FOGUEIRA DE VAIDADES

     O título acima não é original desta crônica. Ele nomeia também um livro e um filme. Mas quem o formulou pela primeira vez foi o padre dominicano Girolamo Savonarola que, no século XV, em Florença, fazia fogueira de objetos que ele considerava imorais, supérfluos e que incitavam a vaidade como batons, alguns livros etc. O tema deste escrito, entretanto, não é histórico e começa no parágrafo seguinte.

     O ser humano, por natureza, já é muito egocêntrico mesmo. Sempre foi. Vários grupos musicais famosos nos anos 60 e 70 se dissolveram por causa da disputa de ego entre seus integrantes, como é o caso de o Bread, na Califórnia, e dos Beatles, na Inglaterra.

     Todos os ditadores são egocêntricos. Acham que concentram em si o suprassumo da verdade absoluta. Uma parte deles se torna genocida. Stalin foi um bom exemplo. Considerava-se o pai dos povos. Muita gente acreditou cegamente nessa balela. No meio dessa muita gente, havia escritores, artistas, mestres, doutores e intelectuais do mais alto quilate na época, inclusive brasileiros.

     Para lançar muito mais lenha na egocêntrica fogueira humana, surgiu o celular com câmera fotográfica e filmadora. Nunca, em época alguma da história, as pessoas se fotografaram tanto, se filmaram tanto. Sempre se olharam em espelhos, inclusive espelhos d’água como Narciso. Mas agora se olham muito mais em seus celulares ao vivo e em cores. São uns verdadeiros supernarcisos insaciáveis. Olham-se, olham-se de novo e muitas outras vezes. Enviam suas fotos e filmagens para seus amigos, que, por sua vez, enviam as suas também. As palavras que ilustram tantas imagens são sempre de elogios, a maioria falsos: Você está linda, arrasou, quanto charme, lindona, gata linda, deus grego...  Alguns, que são feios de dar dó, acabam acreditando que são bonitos. Quanta ilusão e convencimento!

     Por dia, no Instagram, são publicadas 80 milhões de fotografias aproximadamente. Agora, imagine-se quantas fotos e filmagens são publicadas todos os dia na internet como um todo. São várias as redes sociais além do Instagram. Há ainda blogues,  vlogues e páginas em que a vaidade humana vai ao delírio fotográfico.

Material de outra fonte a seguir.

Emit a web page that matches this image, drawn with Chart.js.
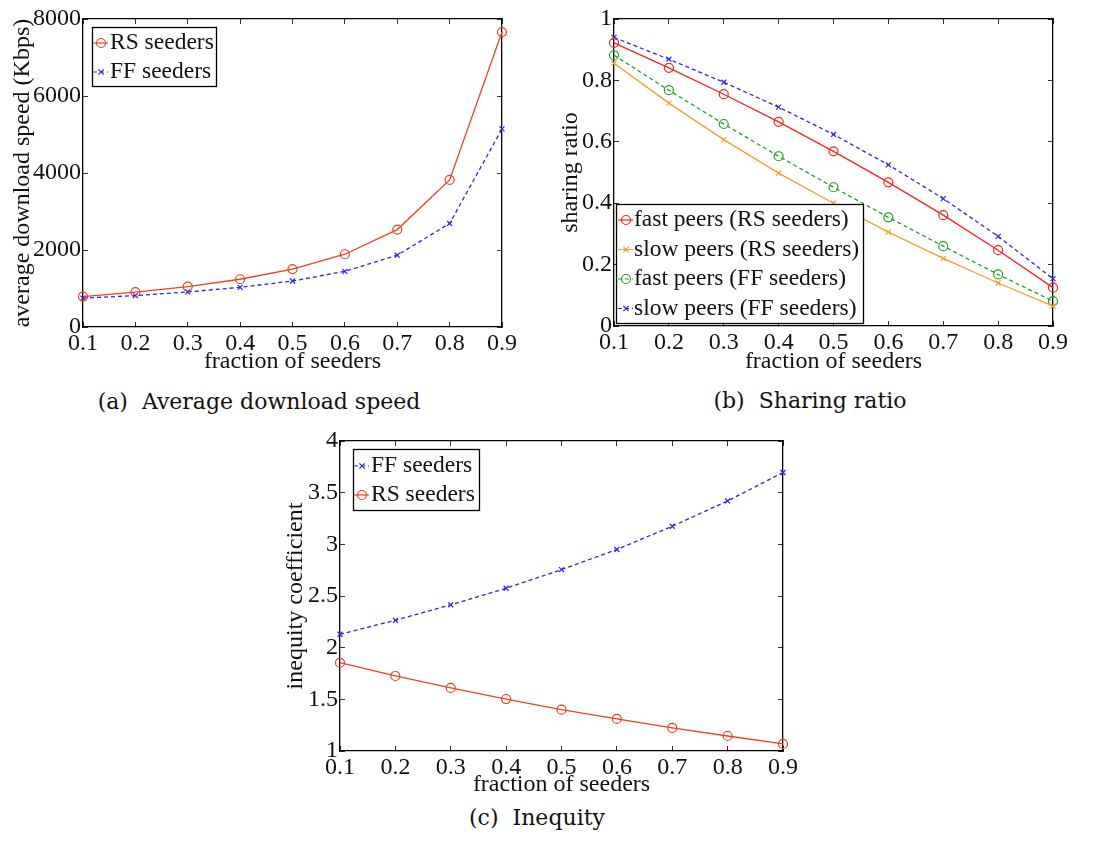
<!DOCTYPE html>
<html>
<head>
<meta charset="utf-8">
<script src="https://cdn.jsdelivr.net/npm/chart.js"></script>
<style>
  body { margin: 0; background: #fff; }
  #page { position: relative; width: 1094px; height: 843px; overflow: hidden; }
  .box { position: absolute; }
  .cap { position: absolute; font-family: "DejaVu Serif", serif; font-size: 22px; color: #111; white-space: pre; transform: translate(-50%, -50%); }
</style>
</head>
<body>
<div id="page">
  <div class="box" style="left:0;top:0;width:540px;height:374px"><canvas id="speed"></canvas></div>
  <div class="box" style="left:540px;top:0;width:554px;height:374px"><canvas id="ratio"></canvas></div>
  <div class="box" style="left:260px;top:420px;width:560px;height:377px"><canvas id="inequity"></canvas></div>
  <div class="cap" style="left:259px;top:401px">(a)  Average download speed</div>
  <div class="cap" style="left:810px;top:400px">(b)  Sharing ratio</div>
  <div class="cap" style="left:537px;top:817px">(c)  Inequity</div>
</div>
<script>
// fraction of seeders on every x axis
const fractions = ['0.1', '0.2', '0.3', '0.4', '0.5', '0.6', '0.7', '0.8', '0.9'];

// (a) average download speed, Kbps
const speedRS = [790, 905, 1050, 1240, 1505, 1890, 2530, 3820, 7660];
const speedFF = [750, 815, 910, 1030, 1195, 1445, 1865, 2690, 5145];

// (b) sharing ratio
const fastRS = [0.922, 0.841, 0.755, 0.665, 0.569, 0.468, 0.361, 0.247, 0.125];
const slowRS = [0.856, 0.726, 0.607, 0.498, 0.400, 0.306, 0.220, 0.140, 0.065];
const fastFF = [0.882, 0.768, 0.658, 0.553, 0.452, 0.354, 0.260, 0.168, 0.081];
const slowFF = [0.940, 0.869, 0.794, 0.713, 0.624, 0.525, 0.415, 0.292, 0.154];

// (c) inequity coefficient
const ineqFF = [2.13, 2.265, 2.415, 2.575, 2.755, 2.95, 3.175, 3.42, 3.695];
const ineqRS = [1.855, 1.726, 1.61, 1.503, 1.40, 1.31, 1.223, 1.145, 1.068];

const speedTicks = [0, 2000, 4000, 6000, 8000];
const ratioTicks = [0, 0.2, 0.4, 0.6, 0.8, 1];
const ineqTicks = [1, 1.5, 2, 2.5, 3, 3.5, 4];

const SERIF = '"Liberation Serif", "Times New Roman", serif';
const TICK_LEN = -5;

Chart.defaults.font.family = SERIF;
Chart.defaults.color = '#111';

function series(label, data, color, marker, dashed) {
  return {
    label, data,
    borderColor: color,
    backgroundColor: 'rgba(0,0,0,0)',
    borderWidth: 1.3,
    borderDash: dashed ? [4, 3] : [],
    pointStyle: marker === 'o' ? 'circle' : 'crossRot',
    pointRadius: marker === 'o' ? 4.5 : 3.5,
    pointBorderWidth: 1.2,
    pointBorderColor: color,
    pointBackgroundColor: 'rgba(0,0,0,0)',
    tension: 0
  };
}

// legend box drawn inside the plot like the matlab one
const boxLegend = {
  id: 'boxLegend',
  afterDatasetsDraw(chart, args, opts) {
    const ctx = chart.ctx;
    const { left, top, width, height, rowTop, rowGap, sampleX, textX } = opts;
    ctx.save();
    ctx.fillStyle = '#fff';
    ctx.fillRect(left, top, width, height);
    ctx.strokeStyle = '#000';
    ctx.lineWidth = 1.3;
    ctx.strokeRect(left + 0.5, top + 0.5, width, height);
    ctx.font = '23.5px ' + SERIF;
    ctx.textBaseline = 'middle';
    ctx.textAlign = 'left';
    chart.data.datasets.forEach((ds, i) => {
      const y = top + rowTop + i * rowGap;
      ctx.strokeStyle = ds.borderColor;
      ctx.lineWidth = 1.2;
      ctx.setLineDash(ds.borderDash);
      ctx.beginPath();
      ctx.moveTo(sampleX - 8, y);
      ctx.lineTo(sampleX + 7, y);
      ctx.stroke();
      ctx.setLineDash([]);
      const r = ds.pointRadius;
      ctx.beginPath();
      if (ds.pointStyle === 'circle') {
        ctx.arc(sampleX, y, r, 0, Math.PI * 2);
      } else {
        const d = r * 0.75;
        ctx.moveTo(sampleX - d, y - d); ctx.lineTo(sampleX + d, y + d);
        ctx.moveTo(sampleX - d, y + d); ctx.lineTo(sampleX + d, y - d);
      }
      ctx.stroke();
      ctx.fillStyle = '#111';
      ctx.fillText(ds.label, textX, y);
    });
    ctx.restore();
  }
};

function fmt(v) { return String(+v.toFixed(2)); }

function makeChart(id, datasets, cfg) {
  const tickFont = { size: 24, lineHeight: 1 };
  const border = { display: true, color: '#000', width: 1.3 };
  const grid = { drawOnChartArea: false, drawTicks: true, tickLength: TICK_LEN, color: '#333', lineWidth: 1 };
  const yRange = { min: cfg.ticks[0], max: cfg.ticks[cfg.ticks.length - 1] };
  return new Chart(document.getElementById(id), {
    type: 'line',
    data: { labels: fractions, datasets },
    options: {
      responsive: true,
      maintainAspectRatio: false,
      animation: false,
      layout: { padding: cfg.padding },
      plugins: { legend: { display: false }, tooltip: { enabled: false }, boxLegend: cfg.legend },
      scales: {
        x: {
          type: 'category', position: 'bottom', offset: false,
          border, grid,
          ticks: { font: tickFont, padding: 10, maxRotation: 0, autoSkip: false },
          title: { display: true, text: 'fraction of seeders', font: { size: 24, lineHeight: 1 }, padding: 0 },
          afterFit: s => { s.height = cfg.xHeight; }
        },
        xTop: {
          type: 'category', position: 'top', offset: false,
          border, grid, ticks: { display: false, autoSkip: false },
          afterFit: s => { s.height = 0; }
        },
        y: {
          type: 'linear', position: 'left', ...yRange,
          border, grid,
          afterBuildTicks: s => { s.ticks = cfg.ticks.map(v => ({ value: v })); },
          ticks: { font: tickFont, padding: 7, callback: v => fmt(v) },
          title: { display: true, text: cfg.yTitle, font: { size: 24, lineHeight: 1 }, padding: { top: cfg.yTitlePad, bottom: 0 } },
          afterFit: s => { s.width = cfg.yWidth; }
        },
        yR: {
          type: 'linear', position: 'right', ...yRange,
          border, grid,
          afterBuildTicks: s => { s.ticks = cfg.ticks.map(v => ({ value: v })); },
          ticks: { display: false },
          afterFit: s => { s.width = 0; }
        }
      }
    },
    plugins: [boxLegend]
  });
}

makeChart('speed', [
  series('RS seeders', speedRS, '#f0401e', 'o', false),
  series('FF seeders', speedFF, '#2424ff', 'x', true)
], {
  ticks: speedTicks, yTitle: 'average download speed (Kbps)', yTitlePad: 11,
  padding: { left: 0, top: 17, right: 38, bottom: 0 }, yWidth: 83, xHeight: 47,
  legend: { left: 92, top: 27, width: 124, height: 59, rowTop: 16, rowGap: 29, sampleX: 101, textX: 110 }
});

makeChart('ratio', [
  series('fast peers (RS seeders)', fastRS, '#ff2020', 'o', false),
  series('slow peers (RS seeders)', slowRS, '#f0a030', 'x', false),
  series('fast peers (FF seeders)', fastFF, '#20a020', 'o', true),
  series('slow peers (FF seeders)', slowFF, '#2424ff', 'x', true)
], {
  ticks: ratioTicks, yTitle: 'sharing ratio', yTitlePad: 19,
  padding: { left: 0, top: 17, right: 41, bottom: 0 }, yWidth: 74, xHeight: 48,
  legend: { left: 76, top: 204, width: 247, height: 119, rowTop: 16, rowGap: 29.5, sampleX: 86, textX: 94 }
});

makeChart('inequity', [
  series('FF seeders', ineqFF, '#2424ff', 'x', true),
  series('RS seeders', ineqRS, '#f0401e', 'o', false)
], {
  ticks: ineqTicks, yTitle: 'inequity coefficient', yTitlePad: 24,
  padding: { left: 0, top: 21, right: 37, bottom: 0 }, yWidth: 80, xHeight: 46,
  legend: { left: 93, top: 29, width: 126, height: 61, rowTop: 17, rowGap: 29, sampleX: 102, textX: 111 }
});
</script>
</body>
</html>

Agora vêm as perguntas que precisam ser feitas: o que será de tanta vaidade concretizada em fotografias e filmagens? Vai fazer crescer o número de ditadores no mundo? Vai aumentar a quantidade de egoístas e convencidos? Ou será que haverá um efeito reverso? Será que teremos um mundo mais fraterno e com menos pessoas pedantes?

     Crianças de 5, 6 anos de idade já usam celular. Fazem autorretratos, filmam a si mesmas, sempre muito alegres, brincando, dando gargalhadas e sem ir à escola por causa da pandemia. O que será dessas crianças? Tornar-se-ão pessoas melhores? Ou piores?

     Só o tempo nos dará as respostas.